MPs focused in their tributes on Ambrose's work on women's rights, and her collegiality. Green Party Leader Elizabeth May credited Ambrose for being likeable even when the two discussed the Conservatives' position on the Kyoto Protocol.

Austin says Ambrose fought hard at the cabinet table to improve the number of women getting federal appointments, particularly on the bench in Alberta (something another former Conservative official confirmed).

"She never went in with numbers. She never said we need to have 15 men and 15 women. She just asked the question, 'Where are the women,’" Austin said.

Ambrose spoke proudly of her work on women's issues during her final speech in Ottawa Tuesday morning. She noted the party's efforts to raise awareness about the number of Yazidi women forced into sexual slavery, as well as her work spearheading the UN declaration of the International Day of the Girl.

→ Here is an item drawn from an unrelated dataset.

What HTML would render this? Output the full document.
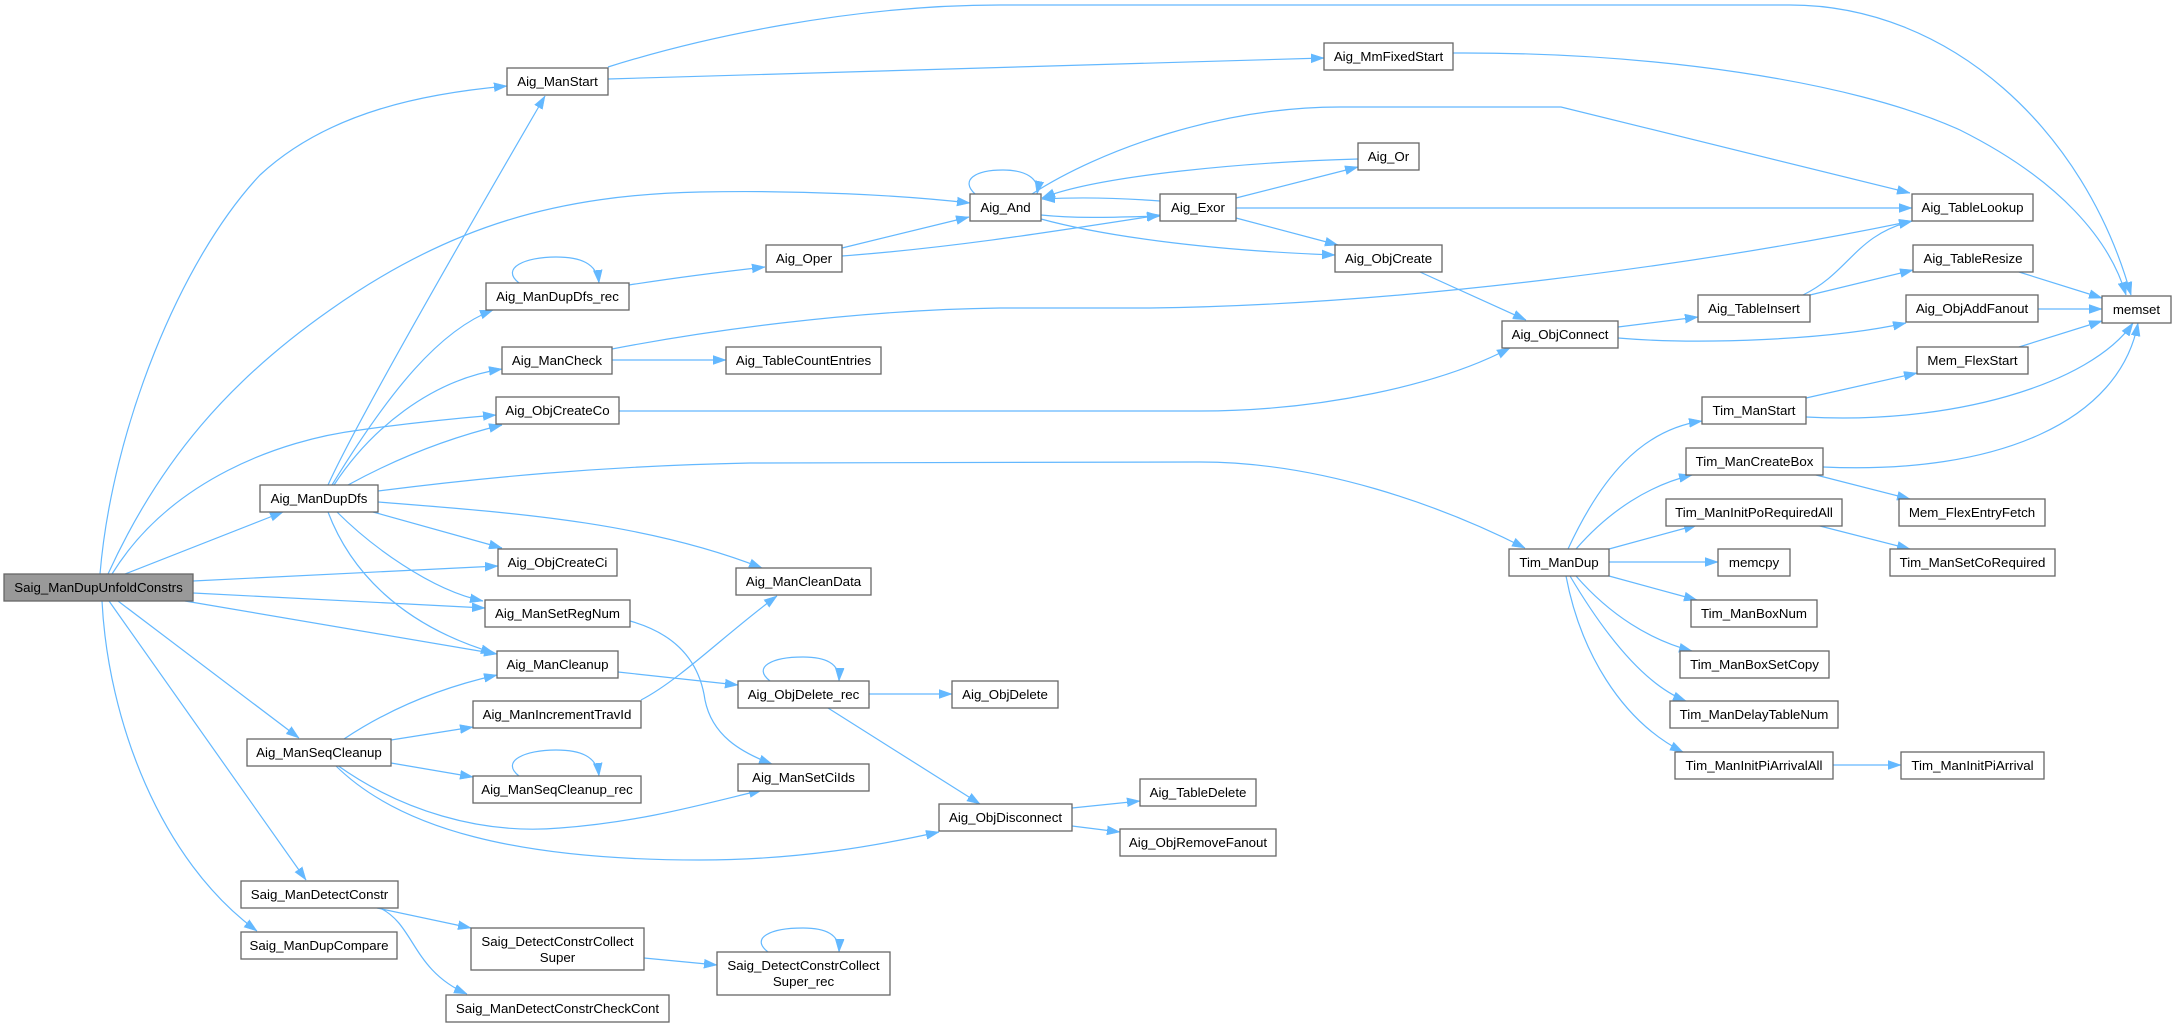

Ambrose says she plans to stay involved in politics. She promised to lead the charge to encourage more women to run for the Conservative Party, whose candidate roster in 2015 was 80 per cent men.

"Our caucus and our party is stronger with capable, strong, talented women on our team," Ambrose said in her speech to the Canadian Club of Ottawa Tuesday morning, singling out Bergen, leadership candidate Lisa Raitt and infrastructure critic Dianne Watts, among others.

"They're amazing leaders. But I want to make an important point. I didn't elevate them to fill a quota," she added.

"They have what it takes to compete. In fact, all of the women in Parliament do."

Ambrose said she's incredibly optimistic about the party's future.

"We are strong, focused and united. And there was no guarantee that it would be this way. And now we have clearly shown that Justin Trudeau can be beaten in 2019."